TASK BRIEF: Repeat the data below exactly, dropping any pictures it holds.

STORED DATA:
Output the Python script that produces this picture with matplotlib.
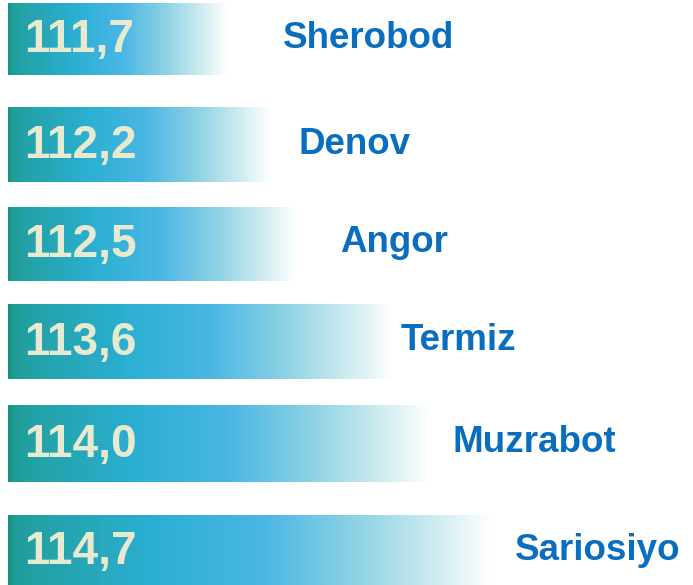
import matplotlib
matplotlib.use("Agg")
import matplotlib.pyplot as plt
import numpy as np
from matplotlib.colors import LinearSegmentedColormap
import matplotlib.transforms as mtransforms

# ---- data ----
districts = ["Sherobod", "Denov", "Angor", "Termiz", "Muzrabot", "Sariosiyo"]
values = [111.7, 112.2, 112.5, 113.6, 114.0, 114.7]
value_labels = ["111,7", "112,2", "112,5", "113,6", "114,0", "114,7"]

# ---- layout (pixel units) ----
W, H, DPI = 693, 585, 100
px_per_unit = 88.3
left_px = 8
x_min = 109.23 - left_px / px_per_unit
x_max = x_min + W / px_per_unit
y_centers = [39, 145, 244, 342, 444, 551]
bar_heights = [72, 75, 74, 75, 77, 72]
label_gap_px = [57, 28, 43, 7, 23, 24]
baseline = 109.23

cmap = LinearSegmentedColormap.from_list("bar", [
    (0.0, "#178f80"),
    (0.012, "#1f9c96"),
    (0.05, "#22a1a4"),
    (0.30, "#2bafd2"),
    (0.52, "#49b6e4"),
    (0.72, "#8dd2e4"),
    (0.88, "#cdebf0"),
    (1.0, "#ffffff"),
])

fig = plt.figure(figsize=(W / DPI, H / DPI), dpi=DPI)
ax = fig.add_axes([0, 0, 1, 1])
ax.set_xlim(x_min, x_max)
ax.set_ylim(H, 0)
ax.axis("off")

grad = np.linspace(0, 1, 512).reshape(1, -1)
for name, v, lab, yc, h, gap in zip(districts, values, value_labels,
                                     y_centers, bar_heights, label_gap_px):
    ax.imshow(grad, cmap=cmap, aspect="auto", interpolation="bilinear",
              extent=(baseline, v, yc + h / 2, yc - h / 2), zorder=1)
    ax.text(baseline + 16 / px_per_unit, yc + 1, lab, color="#e8ead0",
            fontsize=33, fontweight="bold", family="Liberation Sans",
            va="center", ha="left", zorder=3)
    tr = mtransforms.offset_copy(ax.transData, fig=fig, x=gap * 72 / DPI,
                                 y=1 * 72 / DPI, units="points")
    ax.text(v, yc, name, color="#0a6ec0", fontsize=26.5, fontweight="bold",
            family="Liberation Sans", va="center", ha="left",
            transform=tr, zorder=3)

ax.set_xlim(x_min, x_max)
ax.set_ylim(H, 0)
fig.savefig("out.png", dpi=DPI, facecolor="white")
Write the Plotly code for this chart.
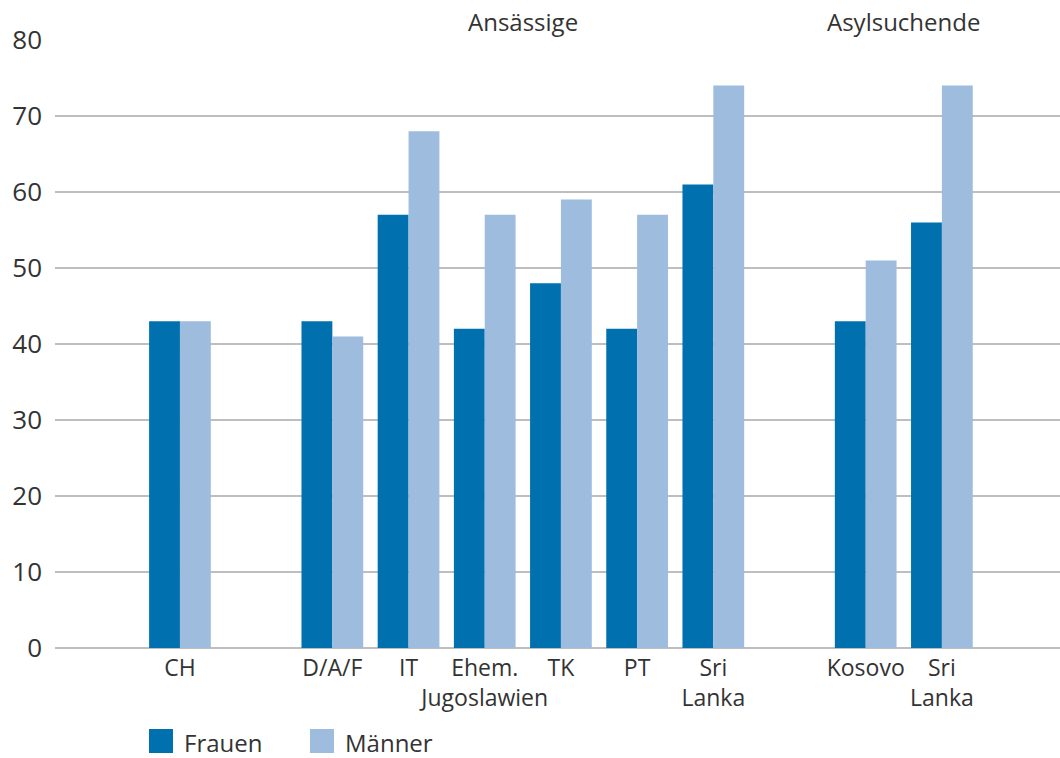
import plotly.graph_objects as go

categories = ["CH", "", "D/A/F", "IT", "Ehem.<br>Jugoslawien", "TK", "PT", "Sri<br>Lanka", "", "Kosovo", "Sri<br>Lanka"]
frauen = [43, None, 43, 57, 42, 48, 42, 61, None, 43, 56]
maenner = [43, None, 41, 68, 57, 59, 57, 74, None, 51, 74]
series_names = ["Frauen", "Männer"]
group_labels = ["Ansässige", "Asylsuchende"]
group_centers = [4.5, 9.5]
y_ticks = [0, 10, 20, 30, 40, 50, 60, 70, 80]

colors = ["#0071AE", "#9EBCDE"]
FONT = "Open Sans"
TXT = "#333333"

xs = list(range(len(categories)))

fig = go.Figure()
for name, vals, col in zip(series_names, [frauen, maenner], colors):
    fig.add_trace(go.Bar(x=xs, y=vals, name=name, marker=dict(color=col, line=dict(width=0)),
                         showlegend=False))

for lab, cx in zip(group_labels, group_centers):
    fig.add_annotation(x=cx, xref="x", y=1, yref="paper", yanchor="bottom", text=lab,
                       showarrow=False, font=dict(family=FONT, size=24, color=TXT), yshift=0)

# manual legend
leg_x = [149, 310]
for name, col, lx in zip(series_names, colors, leg_x):
    fig.add_shape(type="rect", xref="paper", yref="paper",
                  x0=(lx - 55) / 1005, x1=(lx + 24 - 55) / 1005,
                  y0=(758 - 110 - 753) / 608, y1=(758 - 110 - 729) / 608,
                  fillcolor=col, line=dict(width=0))
    fig.add_annotation(xref="paper", yref="paper", x=(lx + 33 - 55) / 1005, xanchor="left",
                       y=(648 - 742) / 608, yanchor="middle", text=name, showarrow=False,
                       font=dict(family=FONT, size=24, color=TXT))

fig.update_layout(
    width=1060, height=758,
    margin=dict(l=55, r=0, t=40, b=110),
    paper_bgcolor="white", plot_bgcolor="white",
    barmode="group", bargap=0.19, bargroupgap=0,
    font=dict(family=FONT, color=TXT),
    xaxis=dict(tickmode="array", tickvals=xs, ticktext=categories, range=[-1.64, 11.55],
               showgrid=False, zeroline=False, showline=False, ticks="", tickangle=0,
               automargin=False,
               tickfont=dict(family=FONT, size=23, color=TXT), ticklabelstandoff=4),
    yaxis=dict(range=[0, 80], tickvals=y_ticks, showgrid=True, gridcolor="#BEBEBE", gridwidth=2,
               zeroline=True, zerolinecolor="#BEBEBE", zerolinewidth=2, showline=False, ticks="",
               automargin=False,
               tickfont=dict(family=FONT, size=26, color=TXT), ticklabelstandoff=12),
)

fig.write_html("out.html")
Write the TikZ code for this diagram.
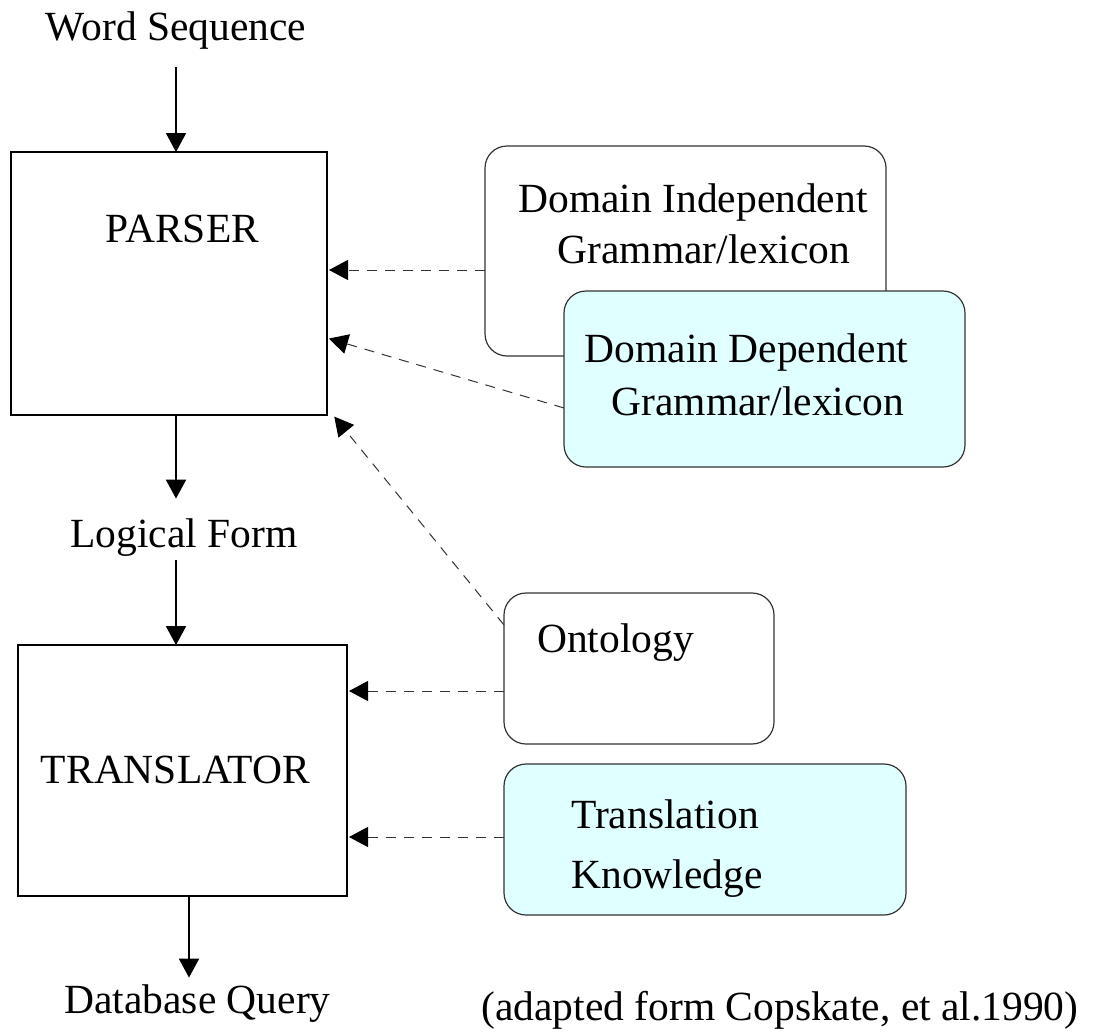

TASK ANSWER:
Output the Python script that produces this picture with matplotlib.
import matplotlib
matplotlib.use("Agg")
import matplotlib.pyplot as plt
import numpy as np
from matplotlib.colors import LinearSegmentedColormap
import matplotlib.transforms as mtransforms

# ---- data ----
districts = ["Sherobod", "Denov", "Angor", "Termiz", "Muzrabot", "Sariosiyo"]
values = [111.7, 112.2, 112.5, 113.6, 114.0, 114.7]
value_labels = ["111,7", "112,2", "112,5", "113,6", "114,0", "114,7"]

# ---- layout (pixel units) ----
W, H, DPI = 693, 585, 100
px_per_unit = 88.3
left_px = 8
x_min = 109.23 - left_px / px_per_unit
x_max = x_min + W / px_per_unit
y_centers = [39, 145, 244, 342, 444, 551]
bar_heights = [72, 75, 74, 75, 77, 72]
label_gap_px = [57, 28, 43, 7, 23, 24]
baseline = 109.23

cmap = LinearSegmentedColormap.from_list("bar", [
    (0.0, "#178f80"),
    (0.012, "#1f9c96"),
    (0.05, "#22a1a4"),
    (0.30, "#2bafd2"),
    (0.52, "#49b6e4"),
    (0.72, "#8dd2e4"),
    (0.88, "#cdebf0"),
    (1.0, "#ffffff"),
])

fig = plt.figure(figsize=(W / DPI, H / DPI), dpi=DPI)
ax = fig.add_axes([0, 0, 1, 1])
ax.set_xlim(x_min, x_max)
ax.set_ylim(H, 0)
ax.axis("off")

grad = np.linspace(0, 1, 512).reshape(1, -1)
for name, v, lab, yc, h, gap in zip(districts, values, value_labels,
                                     y_centers, bar_heights, label_gap_px):
    ax.imshow(grad, cmap=cmap, aspect="auto", interpolation="bilinear",
              extent=(baseline, v, yc + h / 2, yc - h / 2), zorder=1)
    ax.text(baseline + 16 / px_per_unit, yc + 1, lab, color="#e8ead0",
            fontsize=33, fontweight="bold", family="Liberation Sans",
            va="center", ha="left", zorder=3)
    tr = mtransforms.offset_copy(ax.transData, fig=fig, x=gap * 72 / DPI,
                                 y=1 * 72 / DPI, units="points")
    ax.text(v, yc, name, color="#0a6ec0", fontsize=26.5, fontweight="bold",
            family="Liberation Sans", va="center", ha="left",
            transform=tr, zorder=3)

ax.set_xlim(x_min, x_max)
ax.set_ylim(H, 0)
fig.savefig("out.png", dpi=DPI, facecolor="white")
Write the Plotly code for this chart.
import plotly.graph_objects as go

categories = ["CH", "", "D/A/F", "IT", "Ehem.<br>Jugoslawien", "TK", "PT", "Sri<br>Lanka", "", "Kosovo", "Sri<br>Lanka"]
frauen = [43, None, 43, 57, 42, 48, 42, 61, None, 43, 56]
maenner = [43, None, 41, 68, 57, 59, 57, 74, None, 51, 74]
series_names = ["Frauen", "Männer"]
group_labels = ["Ansässige", "Asylsuchende"]
group_centers = [4.5, 9.5]
y_ticks = [0, 10, 20, 30, 40, 50, 60, 70, 80]

colors = ["#0071AE", "#9EBCDE"]
FONT = "Open Sans"
TXT = "#333333"

xs = list(range(len(categories)))

fig = go.Figure()
for name, vals, col in zip(series_names, [frauen, maenner], colors):
    fig.add_trace(go.Bar(x=xs, y=vals, name=name, marker=dict(color=col, line=dict(width=0)),
                         showlegend=False))

for lab, cx in zip(group_labels, group_centers):
    fig.add_annotation(x=cx, xref="x", y=1, yref="paper", yanchor="bottom", text=lab,
                       showarrow=False, font=dict(family=FONT, size=24, color=TXT), yshift=0)

# manual legend
leg_x = [149, 310]
for name, col, lx in zip(series_names, colors, leg_x):
    fig.add_shape(type="rect", xref="paper", yref="paper",
                  x0=(lx - 55) / 1005, x1=(lx + 24 - 55) / 1005,
                  y0=(758 - 110 - 753) / 608, y1=(758 - 110 - 729) / 608,
                  fillcolor=col, line=dict(width=0))
    fig.add_annotation(xref="paper", yref="paper", x=(lx + 33 - 55) / 1005, xanchor="left",
                       y=(648 - 742) / 608, yanchor="middle", text=name, showarrow=False,
                       font=dict(family=FONT, size=24, color=TXT))

fig.update_layout(
    width=1060, height=758,
    margin=dict(l=55, r=0, t=40, b=110),
    paper_bgcolor="white", plot_bgcolor="white",
    barmode="group", bargap=0.19, bargroupgap=0,
    font=dict(family=FONT, color=TXT),
    xaxis=dict(tickmode="array", tickvals=xs, ticktext=categories, range=[-1.64, 11.55],
               showgrid=False, zeroline=False, showline=False, ticks="", tickangle=0,
               automargin=False,
               tickfont=dict(family=FONT, size=23, color=TXT), ticklabelstandoff=4),
    yaxis=dict(range=[0, 80], tickvals=y_ticks, showgrid=True, gridcolor="#BEBEBE", gridwidth=2,
               zeroline=True, zerolinecolor="#BEBEBE", zerolinewidth=2, showline=False, ticks="",
               automargin=False,
               tickfont=dict(family=FONT, size=26, color=TXT), ticklabelstandoff=12),
)

fig.write_html("out.html")
Write the TikZ code for this diagram.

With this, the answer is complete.